In any case you will have done your part and no more is asked of you for you will have fulfilled God’s Will over your priesthood: to care for souls like a good physician even if in the end  they do not accept to be healed. “For us there is only the trying. The rest is not our business.” (T.S.Eliot)

“Beloved priest, says St.Bernard, be not discouraged by your lack of success, but rest secure in the reward that awaits you. God does not require of you to save souls: labor for their salvation, and he will reward you, not in proportion to your success, but according to the toils you have endured.” (Sermon 2 on the Death of Malachy)

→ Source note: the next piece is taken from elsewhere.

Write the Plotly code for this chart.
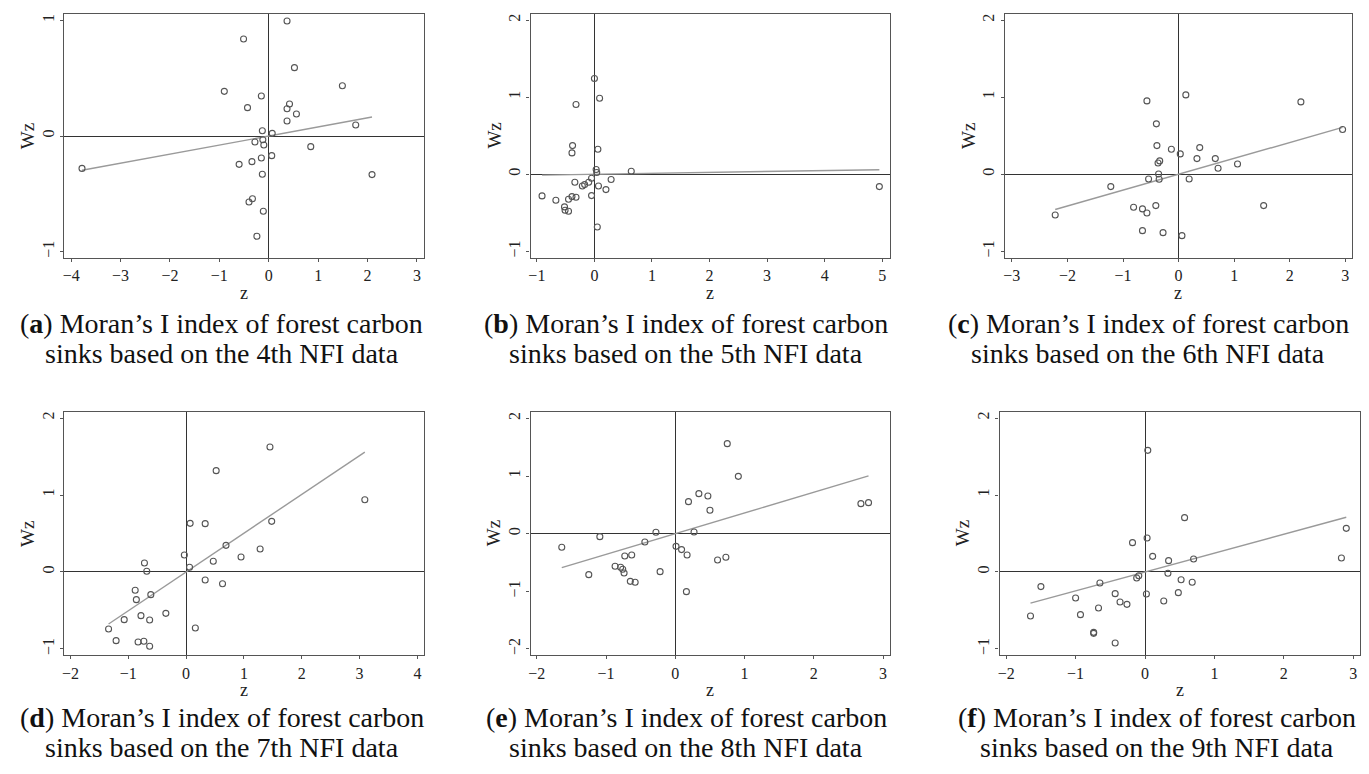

 For it is singlemindedness and purity of intention that matter, as St. Bernard noted elsewhere when speaking of  the life and work of the priest and bishop, St. Malachy of Ireland:

“Acceptable and well pleasing to the Lord was his minister’s purity of intention, and grateful and well pleasing was the fruit of his ministry. But even though  Malachy’s ministry had been less fruitful, the Lord would still have had regard for him and for his works, for the Lord loves purity and delights in singlemindedness. In his righteousness he weighs the work by the intention, and he judges the state of the whole body by the soundness of the eye. Great indeed were the works of the Lord that Malachy’s every will and desire sought out; great and manifold and exceedingly good in themselves, but made still better because of their good beginnings in a pure intention.” (Sermon 2 on the Death of Malachy)

Ignatians: Resolving, Biting the Bullet, Equipping

Those who enter the Society of Ignatians are men who want to change the world; they are prepared to take bold steps, make great sacrifices, and in turn the Society of Ignatians will resolutely equip them for a lifetime that along with the greatest of fulfillment requires the maximum of spiritual combat.